Description of the task » Reproduce, exactly and in full, the lines from the one with "Clone this chart in Plotly.js." through the one with "var zeros = groups.map(function" in the data below; drop pictures.

╔══

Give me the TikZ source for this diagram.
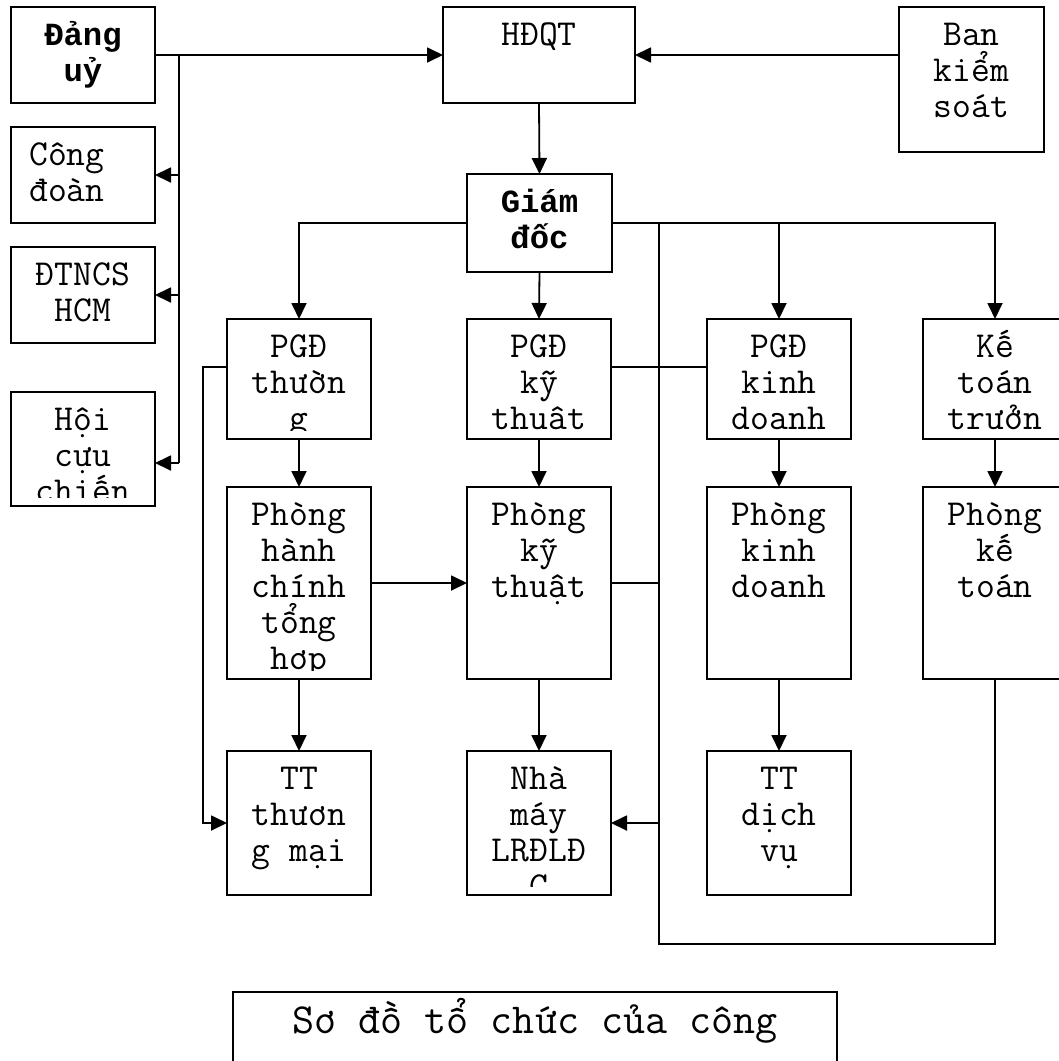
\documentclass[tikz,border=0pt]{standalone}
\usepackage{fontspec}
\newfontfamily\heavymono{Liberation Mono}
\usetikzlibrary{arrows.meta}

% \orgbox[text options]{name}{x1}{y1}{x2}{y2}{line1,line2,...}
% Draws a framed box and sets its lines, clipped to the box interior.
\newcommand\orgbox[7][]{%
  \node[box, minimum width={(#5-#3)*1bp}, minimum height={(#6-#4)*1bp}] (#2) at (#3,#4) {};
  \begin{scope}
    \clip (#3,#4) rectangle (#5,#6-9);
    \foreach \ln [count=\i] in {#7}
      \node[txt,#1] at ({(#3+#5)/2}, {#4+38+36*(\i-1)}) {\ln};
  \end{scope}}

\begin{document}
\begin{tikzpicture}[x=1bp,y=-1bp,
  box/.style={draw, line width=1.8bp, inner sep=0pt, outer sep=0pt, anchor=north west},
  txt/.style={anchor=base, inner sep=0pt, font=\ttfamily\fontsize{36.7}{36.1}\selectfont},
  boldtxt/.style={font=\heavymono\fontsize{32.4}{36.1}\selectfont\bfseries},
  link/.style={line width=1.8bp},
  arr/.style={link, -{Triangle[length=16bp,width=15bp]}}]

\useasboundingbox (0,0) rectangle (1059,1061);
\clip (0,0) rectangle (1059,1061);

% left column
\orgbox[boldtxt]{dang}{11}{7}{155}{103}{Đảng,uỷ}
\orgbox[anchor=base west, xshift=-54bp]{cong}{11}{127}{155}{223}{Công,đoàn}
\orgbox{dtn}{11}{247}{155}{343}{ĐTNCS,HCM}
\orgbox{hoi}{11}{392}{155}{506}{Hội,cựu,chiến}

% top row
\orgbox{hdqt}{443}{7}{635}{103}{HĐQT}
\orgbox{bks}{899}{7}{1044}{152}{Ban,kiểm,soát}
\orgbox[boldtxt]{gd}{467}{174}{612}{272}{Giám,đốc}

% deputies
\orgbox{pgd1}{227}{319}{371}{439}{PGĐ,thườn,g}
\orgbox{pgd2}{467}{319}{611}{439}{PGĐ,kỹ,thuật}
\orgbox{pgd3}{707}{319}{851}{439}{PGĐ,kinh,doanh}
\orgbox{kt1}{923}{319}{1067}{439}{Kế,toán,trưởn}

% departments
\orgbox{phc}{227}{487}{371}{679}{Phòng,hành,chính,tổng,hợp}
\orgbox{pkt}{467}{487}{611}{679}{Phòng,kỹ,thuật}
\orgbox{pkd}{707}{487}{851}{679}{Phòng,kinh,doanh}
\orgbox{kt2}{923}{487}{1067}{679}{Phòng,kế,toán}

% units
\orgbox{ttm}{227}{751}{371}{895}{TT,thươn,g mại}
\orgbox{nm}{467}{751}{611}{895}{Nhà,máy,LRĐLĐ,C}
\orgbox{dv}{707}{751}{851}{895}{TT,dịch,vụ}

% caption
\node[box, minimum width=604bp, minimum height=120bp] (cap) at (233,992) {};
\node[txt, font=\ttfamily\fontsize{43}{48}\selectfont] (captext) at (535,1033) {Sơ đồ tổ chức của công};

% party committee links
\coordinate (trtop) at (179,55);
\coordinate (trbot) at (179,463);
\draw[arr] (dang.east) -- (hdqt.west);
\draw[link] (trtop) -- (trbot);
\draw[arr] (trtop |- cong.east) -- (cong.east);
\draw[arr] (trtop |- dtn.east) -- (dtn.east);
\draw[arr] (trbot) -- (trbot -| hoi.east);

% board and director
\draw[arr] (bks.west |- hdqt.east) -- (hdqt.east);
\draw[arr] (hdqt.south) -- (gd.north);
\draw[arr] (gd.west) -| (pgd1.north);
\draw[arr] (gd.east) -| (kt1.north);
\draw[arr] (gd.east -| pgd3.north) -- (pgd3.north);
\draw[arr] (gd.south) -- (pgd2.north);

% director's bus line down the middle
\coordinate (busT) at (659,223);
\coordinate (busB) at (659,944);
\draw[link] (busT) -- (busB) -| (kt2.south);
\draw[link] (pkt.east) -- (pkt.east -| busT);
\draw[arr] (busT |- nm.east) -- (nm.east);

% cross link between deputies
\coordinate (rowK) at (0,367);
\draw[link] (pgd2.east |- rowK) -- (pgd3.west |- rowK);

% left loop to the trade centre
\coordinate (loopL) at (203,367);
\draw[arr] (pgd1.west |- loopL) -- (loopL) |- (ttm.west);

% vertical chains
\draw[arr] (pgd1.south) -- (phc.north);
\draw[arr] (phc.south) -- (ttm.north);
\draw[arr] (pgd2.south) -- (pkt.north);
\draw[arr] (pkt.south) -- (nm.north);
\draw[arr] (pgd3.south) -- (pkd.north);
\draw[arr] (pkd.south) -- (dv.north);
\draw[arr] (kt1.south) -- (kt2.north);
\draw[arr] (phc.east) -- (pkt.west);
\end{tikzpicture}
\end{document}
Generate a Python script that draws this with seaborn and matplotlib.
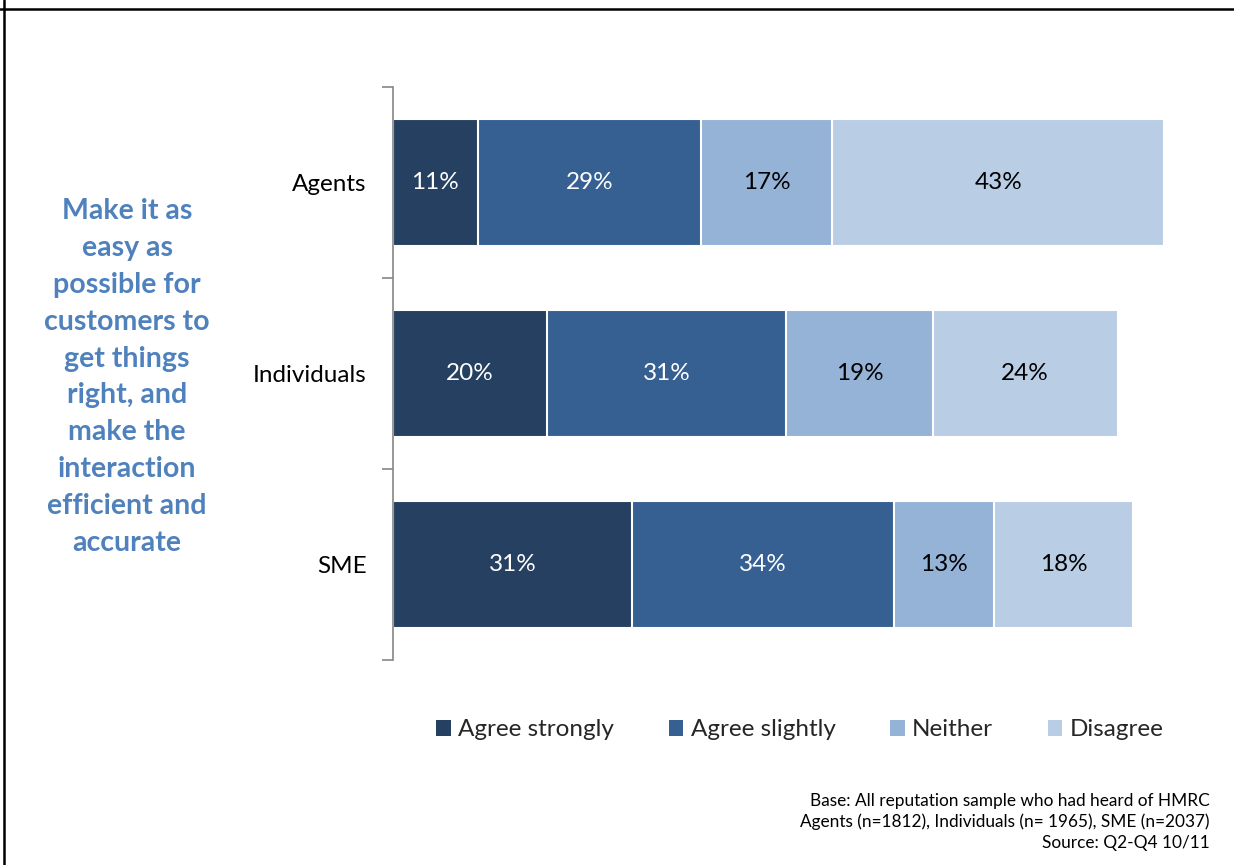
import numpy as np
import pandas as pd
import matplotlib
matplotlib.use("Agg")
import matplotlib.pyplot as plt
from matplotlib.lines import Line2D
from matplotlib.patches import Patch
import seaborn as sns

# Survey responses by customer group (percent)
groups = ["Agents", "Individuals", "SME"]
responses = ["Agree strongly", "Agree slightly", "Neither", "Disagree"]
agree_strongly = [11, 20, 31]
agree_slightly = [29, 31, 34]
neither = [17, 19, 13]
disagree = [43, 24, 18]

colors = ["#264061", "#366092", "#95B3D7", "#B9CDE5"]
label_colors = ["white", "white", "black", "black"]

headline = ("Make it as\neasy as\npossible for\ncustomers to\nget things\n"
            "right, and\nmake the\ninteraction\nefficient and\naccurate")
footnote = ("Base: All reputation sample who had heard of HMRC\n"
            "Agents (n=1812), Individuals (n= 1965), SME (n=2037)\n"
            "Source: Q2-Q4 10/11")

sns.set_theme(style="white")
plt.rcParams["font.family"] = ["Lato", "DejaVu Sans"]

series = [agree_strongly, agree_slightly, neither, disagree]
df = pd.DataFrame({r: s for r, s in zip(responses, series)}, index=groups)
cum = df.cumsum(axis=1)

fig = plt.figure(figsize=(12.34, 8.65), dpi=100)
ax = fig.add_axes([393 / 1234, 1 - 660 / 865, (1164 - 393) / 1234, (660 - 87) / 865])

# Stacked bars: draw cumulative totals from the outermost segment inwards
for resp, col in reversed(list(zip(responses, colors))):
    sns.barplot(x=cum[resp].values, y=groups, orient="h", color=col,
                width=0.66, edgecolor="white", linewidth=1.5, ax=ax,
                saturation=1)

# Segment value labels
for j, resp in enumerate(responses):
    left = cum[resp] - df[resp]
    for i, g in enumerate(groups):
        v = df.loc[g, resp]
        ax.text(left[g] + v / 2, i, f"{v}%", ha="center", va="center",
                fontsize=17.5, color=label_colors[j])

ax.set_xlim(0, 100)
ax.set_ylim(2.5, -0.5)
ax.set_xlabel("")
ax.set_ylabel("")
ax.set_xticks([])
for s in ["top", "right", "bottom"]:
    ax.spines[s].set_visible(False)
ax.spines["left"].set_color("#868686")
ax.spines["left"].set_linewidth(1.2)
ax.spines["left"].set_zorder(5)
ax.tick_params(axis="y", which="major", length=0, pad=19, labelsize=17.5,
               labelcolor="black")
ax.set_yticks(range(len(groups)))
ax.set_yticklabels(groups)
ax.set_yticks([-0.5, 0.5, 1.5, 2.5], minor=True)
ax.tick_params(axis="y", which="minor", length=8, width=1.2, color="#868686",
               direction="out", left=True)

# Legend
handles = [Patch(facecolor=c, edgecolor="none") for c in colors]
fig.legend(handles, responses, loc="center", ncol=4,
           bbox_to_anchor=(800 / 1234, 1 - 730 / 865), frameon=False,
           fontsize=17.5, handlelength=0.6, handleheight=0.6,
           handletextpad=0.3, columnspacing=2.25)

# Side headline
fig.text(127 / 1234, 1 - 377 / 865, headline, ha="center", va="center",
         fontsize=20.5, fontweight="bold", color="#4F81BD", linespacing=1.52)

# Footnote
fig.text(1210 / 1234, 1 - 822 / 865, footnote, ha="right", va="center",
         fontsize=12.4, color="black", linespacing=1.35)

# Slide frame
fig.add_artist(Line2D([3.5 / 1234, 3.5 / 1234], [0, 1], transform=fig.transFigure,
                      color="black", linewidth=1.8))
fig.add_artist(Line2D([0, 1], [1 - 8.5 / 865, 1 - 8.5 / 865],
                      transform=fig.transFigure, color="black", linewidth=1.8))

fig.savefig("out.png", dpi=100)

╚══
╔══

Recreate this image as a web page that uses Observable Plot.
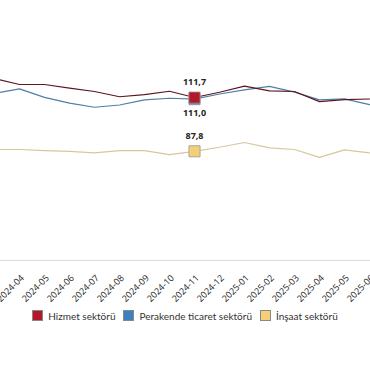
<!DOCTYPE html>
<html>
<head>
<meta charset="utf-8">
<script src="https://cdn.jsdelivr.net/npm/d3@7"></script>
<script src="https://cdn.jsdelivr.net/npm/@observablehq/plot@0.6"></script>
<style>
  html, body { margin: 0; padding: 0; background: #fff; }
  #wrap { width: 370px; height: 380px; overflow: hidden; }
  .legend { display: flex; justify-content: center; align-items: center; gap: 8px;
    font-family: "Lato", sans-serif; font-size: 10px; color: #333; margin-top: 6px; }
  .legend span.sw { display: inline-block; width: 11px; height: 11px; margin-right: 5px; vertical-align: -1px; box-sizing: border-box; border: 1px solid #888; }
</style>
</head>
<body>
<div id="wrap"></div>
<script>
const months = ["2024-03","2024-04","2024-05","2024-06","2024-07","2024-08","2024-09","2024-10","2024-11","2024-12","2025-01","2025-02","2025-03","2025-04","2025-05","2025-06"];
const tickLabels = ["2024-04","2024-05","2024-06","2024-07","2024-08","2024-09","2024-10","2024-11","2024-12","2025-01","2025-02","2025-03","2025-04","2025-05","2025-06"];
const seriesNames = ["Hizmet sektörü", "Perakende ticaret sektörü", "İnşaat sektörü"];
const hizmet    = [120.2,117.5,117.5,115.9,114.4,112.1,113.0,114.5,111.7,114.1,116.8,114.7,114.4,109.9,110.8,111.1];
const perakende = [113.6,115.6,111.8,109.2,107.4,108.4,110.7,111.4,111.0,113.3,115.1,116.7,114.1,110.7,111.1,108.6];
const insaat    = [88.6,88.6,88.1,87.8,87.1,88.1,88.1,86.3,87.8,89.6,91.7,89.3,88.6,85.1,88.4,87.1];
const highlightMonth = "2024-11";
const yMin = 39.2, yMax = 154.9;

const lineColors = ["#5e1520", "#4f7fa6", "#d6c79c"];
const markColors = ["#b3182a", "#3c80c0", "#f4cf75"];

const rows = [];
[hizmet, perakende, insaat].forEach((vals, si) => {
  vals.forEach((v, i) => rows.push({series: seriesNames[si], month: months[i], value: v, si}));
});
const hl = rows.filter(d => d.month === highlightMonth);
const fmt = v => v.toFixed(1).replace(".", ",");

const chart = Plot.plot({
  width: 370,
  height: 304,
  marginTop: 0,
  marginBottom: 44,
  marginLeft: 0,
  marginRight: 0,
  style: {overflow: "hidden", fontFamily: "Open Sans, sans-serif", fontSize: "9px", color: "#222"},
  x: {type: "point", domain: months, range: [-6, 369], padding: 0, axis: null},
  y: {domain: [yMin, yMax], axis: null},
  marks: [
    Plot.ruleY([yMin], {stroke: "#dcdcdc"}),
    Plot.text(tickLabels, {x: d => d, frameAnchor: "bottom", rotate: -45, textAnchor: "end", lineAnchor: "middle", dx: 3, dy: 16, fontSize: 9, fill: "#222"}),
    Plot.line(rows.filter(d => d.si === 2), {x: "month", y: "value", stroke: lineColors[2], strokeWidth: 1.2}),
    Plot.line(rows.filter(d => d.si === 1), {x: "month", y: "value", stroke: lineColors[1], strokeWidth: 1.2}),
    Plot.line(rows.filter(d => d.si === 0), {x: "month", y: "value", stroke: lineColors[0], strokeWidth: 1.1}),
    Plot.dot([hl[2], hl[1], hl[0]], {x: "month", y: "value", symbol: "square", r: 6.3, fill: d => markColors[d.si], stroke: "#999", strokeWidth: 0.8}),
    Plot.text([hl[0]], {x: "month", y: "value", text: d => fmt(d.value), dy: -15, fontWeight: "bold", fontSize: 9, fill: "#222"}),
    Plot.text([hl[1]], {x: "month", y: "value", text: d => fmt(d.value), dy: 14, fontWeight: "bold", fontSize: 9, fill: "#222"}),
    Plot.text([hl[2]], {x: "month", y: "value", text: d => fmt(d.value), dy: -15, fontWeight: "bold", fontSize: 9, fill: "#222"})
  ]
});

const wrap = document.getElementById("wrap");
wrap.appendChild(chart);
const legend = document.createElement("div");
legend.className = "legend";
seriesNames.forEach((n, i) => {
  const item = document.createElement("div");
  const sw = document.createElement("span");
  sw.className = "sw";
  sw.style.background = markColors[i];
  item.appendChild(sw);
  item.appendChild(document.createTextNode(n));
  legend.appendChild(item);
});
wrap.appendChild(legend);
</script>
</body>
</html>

╚══
╔══

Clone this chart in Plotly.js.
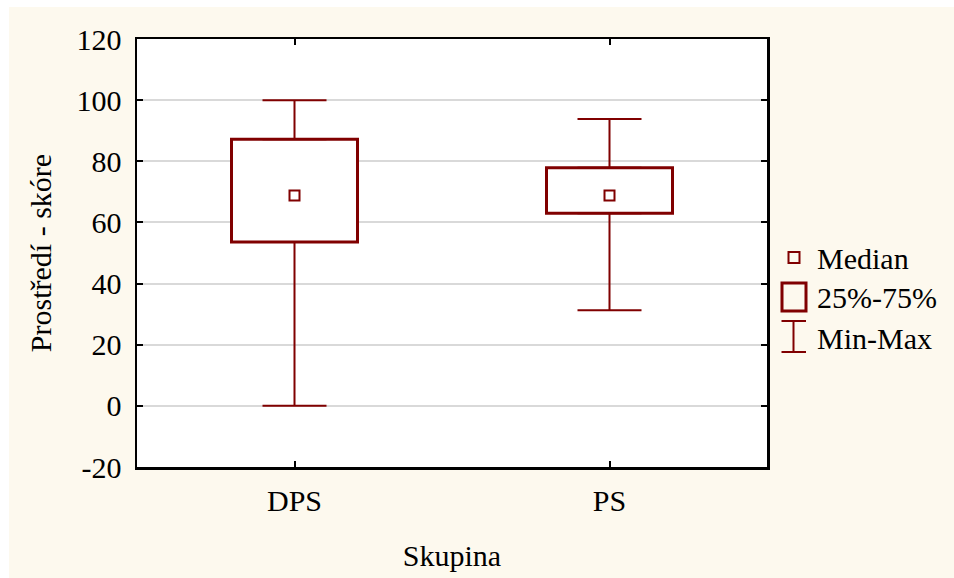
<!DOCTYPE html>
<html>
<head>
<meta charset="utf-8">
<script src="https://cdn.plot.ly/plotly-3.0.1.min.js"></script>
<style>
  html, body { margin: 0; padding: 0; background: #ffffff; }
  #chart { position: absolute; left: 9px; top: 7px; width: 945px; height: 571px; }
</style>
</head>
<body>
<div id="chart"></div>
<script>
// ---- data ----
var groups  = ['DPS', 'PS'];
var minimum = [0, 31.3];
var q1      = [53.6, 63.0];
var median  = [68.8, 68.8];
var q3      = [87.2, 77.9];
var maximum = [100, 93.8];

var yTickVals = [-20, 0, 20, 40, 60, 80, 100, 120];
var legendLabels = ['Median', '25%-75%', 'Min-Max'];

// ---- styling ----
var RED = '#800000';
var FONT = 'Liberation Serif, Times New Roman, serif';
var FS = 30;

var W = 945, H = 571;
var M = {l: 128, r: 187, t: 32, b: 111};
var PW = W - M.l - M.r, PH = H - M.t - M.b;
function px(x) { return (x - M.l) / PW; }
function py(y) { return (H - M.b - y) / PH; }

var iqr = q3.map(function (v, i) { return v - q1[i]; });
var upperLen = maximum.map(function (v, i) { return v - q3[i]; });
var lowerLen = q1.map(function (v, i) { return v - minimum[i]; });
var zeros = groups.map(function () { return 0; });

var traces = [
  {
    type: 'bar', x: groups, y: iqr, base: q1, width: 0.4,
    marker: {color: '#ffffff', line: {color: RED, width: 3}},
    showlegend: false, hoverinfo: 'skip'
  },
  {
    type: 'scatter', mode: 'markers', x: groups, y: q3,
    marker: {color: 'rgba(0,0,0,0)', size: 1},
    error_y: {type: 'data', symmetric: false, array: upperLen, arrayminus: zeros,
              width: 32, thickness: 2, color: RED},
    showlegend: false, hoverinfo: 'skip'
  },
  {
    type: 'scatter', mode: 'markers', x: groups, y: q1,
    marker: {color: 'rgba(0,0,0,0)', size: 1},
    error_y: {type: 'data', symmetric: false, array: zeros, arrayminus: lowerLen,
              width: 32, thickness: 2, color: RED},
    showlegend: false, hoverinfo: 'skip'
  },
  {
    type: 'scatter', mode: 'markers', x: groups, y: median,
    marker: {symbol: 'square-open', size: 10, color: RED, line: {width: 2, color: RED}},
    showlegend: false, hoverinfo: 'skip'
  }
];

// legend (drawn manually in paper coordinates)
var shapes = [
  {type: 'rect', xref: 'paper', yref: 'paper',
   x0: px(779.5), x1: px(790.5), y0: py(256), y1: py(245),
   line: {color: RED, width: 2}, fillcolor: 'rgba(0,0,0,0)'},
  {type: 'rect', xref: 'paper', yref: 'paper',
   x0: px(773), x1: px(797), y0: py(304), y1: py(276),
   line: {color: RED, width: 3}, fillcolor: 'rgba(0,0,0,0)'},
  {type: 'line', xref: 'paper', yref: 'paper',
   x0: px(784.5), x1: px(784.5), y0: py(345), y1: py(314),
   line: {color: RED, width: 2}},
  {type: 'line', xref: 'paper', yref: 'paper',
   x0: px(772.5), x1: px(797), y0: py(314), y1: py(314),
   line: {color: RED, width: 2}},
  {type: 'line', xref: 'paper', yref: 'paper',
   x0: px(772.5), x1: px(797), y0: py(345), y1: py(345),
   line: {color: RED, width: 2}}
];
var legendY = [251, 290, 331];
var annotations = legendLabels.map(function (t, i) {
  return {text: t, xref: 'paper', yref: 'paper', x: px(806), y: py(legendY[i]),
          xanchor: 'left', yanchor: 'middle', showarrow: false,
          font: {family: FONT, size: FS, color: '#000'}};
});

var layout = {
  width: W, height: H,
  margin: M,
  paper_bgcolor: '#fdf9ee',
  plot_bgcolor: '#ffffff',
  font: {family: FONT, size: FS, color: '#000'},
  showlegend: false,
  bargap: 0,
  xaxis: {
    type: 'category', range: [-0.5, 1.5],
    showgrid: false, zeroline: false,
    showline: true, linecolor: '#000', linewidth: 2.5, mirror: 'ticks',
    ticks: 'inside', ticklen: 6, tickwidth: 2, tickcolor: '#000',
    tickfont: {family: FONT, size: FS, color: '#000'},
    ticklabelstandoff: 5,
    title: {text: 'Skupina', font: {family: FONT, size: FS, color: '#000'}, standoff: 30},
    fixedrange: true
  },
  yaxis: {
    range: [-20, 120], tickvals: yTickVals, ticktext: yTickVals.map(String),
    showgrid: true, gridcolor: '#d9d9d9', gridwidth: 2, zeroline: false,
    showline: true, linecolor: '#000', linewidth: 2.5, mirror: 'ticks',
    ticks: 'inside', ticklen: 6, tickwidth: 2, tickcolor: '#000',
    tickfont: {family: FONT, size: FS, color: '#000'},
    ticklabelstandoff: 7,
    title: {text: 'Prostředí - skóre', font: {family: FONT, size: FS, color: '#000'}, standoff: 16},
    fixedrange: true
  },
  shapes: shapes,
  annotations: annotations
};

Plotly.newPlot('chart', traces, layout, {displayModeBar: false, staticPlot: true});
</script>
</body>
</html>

╚══

In response »
Clone this chart in Plotly.js.
<!DOCTYPE html>
<html>
<head>
<meta charset="utf-8">
<script src="https://cdn.plot.ly/plotly-3.0.1.min.js"></script>
<style>
  html, body { margin: 0; padding: 0; background: #ffffff; }
  #chart { position: absolute; left: 9px; top: 7px; width: 945px; height: 571px; }
</style>
</head>
<body>
<div id="chart"></div>
<script>
// ---- data ----
var groups  = ['DPS', 'PS'];
var minimum = [0, 31.3];
var q1      = [53.6, 63.0];
var median  = [68.8, 68.8];
var q3      = [87.2, 77.9];
var maximum = [100, 93.8];

var yTickVals = [-20, 0, 20, 40, 60, 80, 100, 120];
var legendLabels = ['Median', '25%-75%', 'Min-Max'];

// ---- styling ----
var RED = '#800000';
var FONT = 'Liberation Serif, Times New Roman, serif';
var FS = 30;

var W = 945, H = 571;
var M = {l: 128, r: 187, t: 32, b: 111};
var PW = W - M.l - M.r, PH = H - M.t - M.b;
function px(x) { return (x - M.l) / PW; }
function py(y) { return (H - M.b - y) / PH; }

var iqr = q3.map(function (v, i) { return v - q1[i]; });
var upperLen = maximum.map(function (v, i) { return v - q3[i]; });
var lowerLen = q1.map(function (v, i) { return v - minimum[i]; });
var zeros = groups.map(function () { return 0; });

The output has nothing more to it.